Stéphane Rolland brings archival couture and bridal debut to Barcelona Bridal Week
Rolland turned Barcelona Bridal Night into a couture flex, with 80 looks, 20 made for the moment, and his first runway show in Spain.

Barcelona Bridal Fashion Week did not mark its 10th anniversary quietly. It planted Stéphane Rolland in Hall 8 at Fira de Barcelona’s Montjuïc venue and let him turn bridal week into a straight-up couture spectacle, with 80 haute couture creations on view, including 20 exclusive looks made for the night. For a fair that wants bridal to read like fashion, not just commerce, that is the point.
The show, staged during Barcelona Bridal Night on April 22, gave Rolland his first runway show in Spain and his Spanish debut at the event. It also gave his semi-couture bridal line, now in its sixth season, its most visible runway moment yet. That matters because bridal is no longer content to stay in its own lane. Rolland’s mix of archival pieces and fresh bridal work pushed the category toward the same high-drama space occupied by couture, red carpet dressing, and the kind of clothes people actually remember when they hit a camera flash.
Barcelona Bridal Fashion Week built the 2026 edition around that ambition. The fair ran from April 22 to April 26, with fashion shows scheduled for April 22 to 24 and the trade show set for April 24 to 26. BBFW is calling the anniversary theme “On the Shoulders of Giants,” and the framing fits. This is a platform that says it has more than 30 editions behind it, more than 40 designers on the catwalk, and more than 900 dresses shown across four days of runway presentations. The trade show alone was set to gather 460 brands from more than 30 countries, with 86% of them international.
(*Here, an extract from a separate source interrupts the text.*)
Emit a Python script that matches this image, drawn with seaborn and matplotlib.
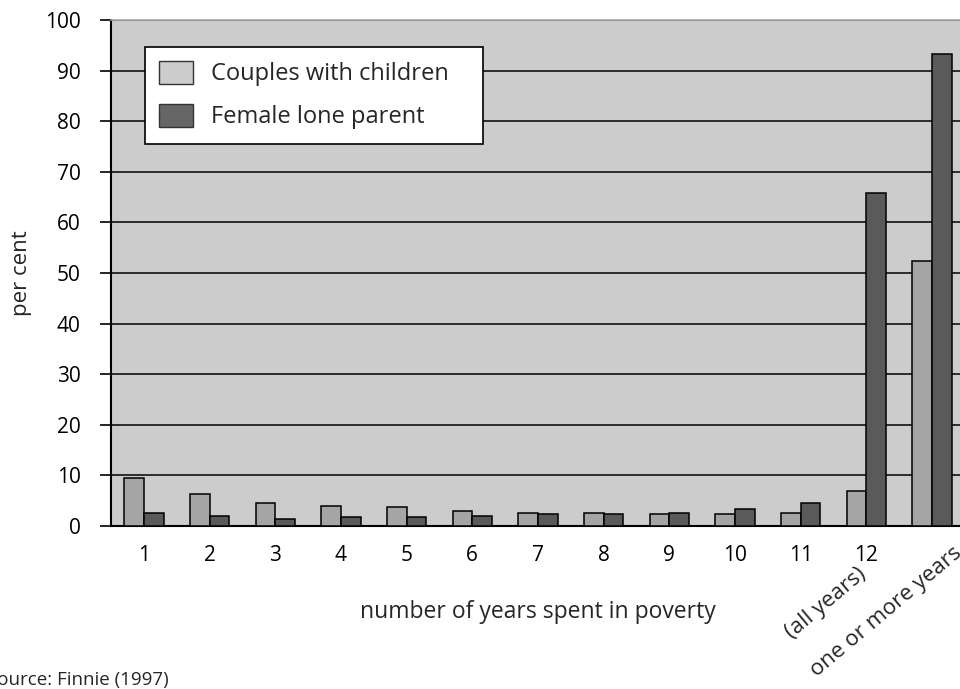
"""
Years spent in poverty, couples with children vs female lone parents
(after Finnie 1997).
"""

import matplotlib
matplotlib.use("Agg")
import matplotlib.pyplot as plt
from matplotlib.patches import Patch
import numpy as np
import pandas as pd
import seaborn as sns

# data
categories = ["1", "2", "3", "4", "5", "6", "7", "8", "9", "10", "11", "12", "one or more years"]
couples = [9.4, 6.3, 4.6, 4.0, 3.7, 3.05, 2.65, 2.65, 2.3, 2.3, 2.6, 7.0, 52.3]
female_lone = [2.65, 2.0, 1.3, 1.7, 1.8, 2.05, 2.3, 2.3, 2.65, 3.4, 4.6, 65.8, 93.2]
series_names = ["Couples with children", "Female lone parent"]
y_ticks = list(range(0, 101, 10))

bar_colors = ["#a5a5a5", "#5a5a5a"]
legend_colors = ["#cdcdcd", "#666666"]

df = pd.DataFrame({
    "years": categories * 2,
    "per_cent": couples + female_lone,
    "group": [series_names[0]] * len(categories) + [series_names[1]] * len(categories),
})

sns.set_theme(style="white")
plt.rcParams["font.family"] = ["Open Sans", "DejaVu Sans"]

fig = plt.figure(figsize=(9.6, 6.89), dpi=100)
ax = fig.add_axes([111 / 960, 163 / 689, 854 / 960, 506 / 689])
ax.set_facecolor("#cccccc")

sns.barplot(data=df, x="years", y="per_cent", hue="group", order=categories,
            hue_order=series_names, palette=bar_colors, width=0.6, gap=0,
            edgecolor="black", linewidth=1.1, ax=ax, legend=False, zorder=3)

ax.set_xlim(-0.5, len(categories) - 0.5)
ax.set_ylim(0, 100)
ax.set_yticks(y_ticks)
ax.set_yticklabels([str(t) for t in y_ticks], fontsize=15, color="black")
ax.yaxis.grid(True, color="#111111", linewidth=1.2, zorder=1)
ax.set_axisbelow(True)

# labels at group centres, tick marks at group boundaries
ax.set_xticks(range(len(categories)))
ax.set_xticklabels(categories[:-1] + [""], fontsize=15, color="black")
ax.set_xticks(np.arange(-0.5, len(categories), 1.0), minor=True)
ax.tick_params(axis="x", which="major", length=0, pad=14)
ax.tick_params(axis="x", which="minor", length=7, width=1.2, color="black", direction="out")
ax.tick_params(axis="y", length=8, width=1.2, color="black", direction="out", pad=14, left=True)

# rotated extra labels below the last two groups
ax.annotate("(all years)", xy=(11, 0), xycoords=("data", "axes fraction"),
            xytext=(3, -27), textcoords="offset points", rotation=40,
            ha="right", va="top", fontsize=16)
ax.annotate("one or more years", xy=(12, 0), xycoords=("data", "axes fraction"),
            xytext=(24, -12), textcoords="offset points", rotation=40,
            ha="right", va="top", fontsize=16)

for side in ["left", "bottom"]:
    ax.spines[side].set_color("black")
    ax.spines[side].set_linewidth(1.5)
ax.spines["top"].set_color("#aaaaaa")
ax.spines["top"].set_linewidth(1.2)
ax.spines["right"].set_visible(False)

ax.set_xlabel("number of years spent in poverty", fontsize=16.5, labelpad=24)
ax.set_ylabel("per cent", fontsize=16, labelpad=9)

handles = [Patch(facecolor=c, edgecolor="#333333", linewidth=1) for c in legend_colors]
leg = ax.legend(handles, series_names, loc="upper left",
                bbox_to_anchor=(34 / 854, 0.947 - 0.19, 338 / 854, 0.19), mode="expand",
                borderaxespad=0, fontsize=17, frameon=True, fancybox=False,
                handlelength=1.45, handleheight=1.1, labelspacing=0.75,
                borderpad=0.6, handletextpad=0.75)
leg.get_frame().set_edgecolor("black")
leg.get_frame().set_linewidth(1.2)
leg.get_frame().set_facecolor("white")
leg.get_frame().set_alpha(1)
leg.set_zorder(5)

fig.text(-13 / 960, 0, "Source: Finnie (1997)", fontsize=13.5, ha="left", va="bottom")

fig.savefig("out.png", dpi=100)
That scale is why Rolland’s appearance landed with extra force. When a bridal fair can pull a designer with Chambre Syndicale de la Haute Couture credentials into its anniversary program, it stops looking like a niche buyer event and starts looking like a real fashion-stage setting. The opening segment, which included student creations, sharpened that message even more. Emerging talent sat in the same orbit as Rolland’s archival couture and new bridal work, a reminder that the next wave is being shaped right alongside the old guard.

For designers, the signal is obvious: bridal can carry spectacle, not just retail. For buyers, it means special-occasion and red-carpet fashion are now part of the same conversation as wedding dressing. For everyone watching fashion closely, Barcelona just made the case that the most powerful bridal statement is the one that looks like it belongs on a runway first.